Para ulama memberikan definisi
yang beragam mengenai hadis hasan. Perbedaan ini terletak pada lingkup takaran
kriteria sebuah hadis dikatakan hasan. Ada yang mempersyaratkan sangat
ketat penerimaan hadis, terutama di kalangan ushuliyyin. Ada pula yang
mempermudah persyaratan hadis hasan. Hal ini tidak mengherankan bila
memandang posisi hadis hasan yang mengambang diantara kriteria sahih
dan dha’if. Maka wajar jika kriteria hasan menjadi relatif
diantara kalangan muhaddisin. Ia tidak memiliki parameter yang pasti
sebagaimana hadis sahih.
Sejarah mencatat bahwa hadis hasan pertama kali mencuat ke
publik, terutama khalayak Muhaddisin, dibawa oleh Imam at-Tirmidzi melalui
kitabnya, Sunan at-Tirmidzi. Buku tersebut sering menjadi sumber utama
berkaitan dengan hadis hasan. Pada awal mula hadis dari segi kualitasnya hanya dua, yakni hadis sahih dan dha’if.
Kemudian setelah mempertimbangkan cacat sedikit saja misalnya dhabith
yang kurang sempurna (ghayr tamm) sedikit dimasukkan ke bagian dha’if,
maka diambillah jalan tengah yaitu hadis hasan.
Pada realitanya hadis hasan
lebih banyak beredar di kalangan pengkaji hadis. Sementara masyarakat
kebanyakan hanya menerima hadis sahih atau menolak hadis dha’if. Terlebih
kriterianya yang masih menjadi ikhtilaf di antara kalangan ulama.
PEMBAHASAN
الحسن المعروف طرقا وغدت # رجاله لا
كالصحيح اشتهرت
A. DEFINISI
HADIS HASAN
Kata hasan secara
etimologi merupakan sifat musyabbahah dari kata al-husn, yang
berarti al-jamal (bagus). Sedangkan secara istilah para ulama memiliki
definisi yang berbeda mengenai hadis hasan. Disini akan kami coba
paparkan beberapa pendapat tersebut:
Pertama, Definisi hadis hasan menurut Imam Baiquni ialah ‘al-ma’ruf
thuruqon’, yakni hadis yang telah diketahui silsilah rawi yang
mengeluarkannya. Artinya sanadnya sampai pada Nabi Muhammad SAW. Kemudian
diikuti dengan kata ‘wa ghodat rijaluhu’, yakni periwayatnya terkenal adil
dan dhabith.
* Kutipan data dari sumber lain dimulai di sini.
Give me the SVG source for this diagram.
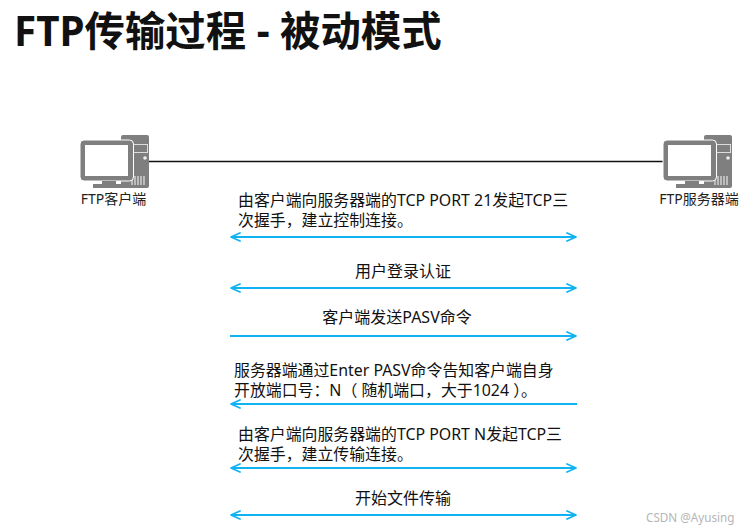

Akan tetapi Imam Baiquni membatasinya dengan kata selanjutnya,
‘la kasshahih isytaharot’, yakni keterkenalan (ke-dhabith-an) rawinya
di bawah kualitas sahih. Definisi ini sejalan dengan apa yang
dikemukakan oleh al-Khattabi, yaitu hadis yang diketahui tempat keluarnya, para
perawinya masyhur (dikenal), menjadi tempat beredarnya banyak hadis,
diterima oleh banyak ulama, dan digunakan oleh sebagian besar fuqoha’.
Kedua, Definisi menurut at-Tirmidzi, yaitu setiap hadis yang pada sanadnya
tidak terdapat periwayat yang tertuduh dusta, tidak terdapat kejanggalan dan
diriwayatkan pula melalui jalan yang lain.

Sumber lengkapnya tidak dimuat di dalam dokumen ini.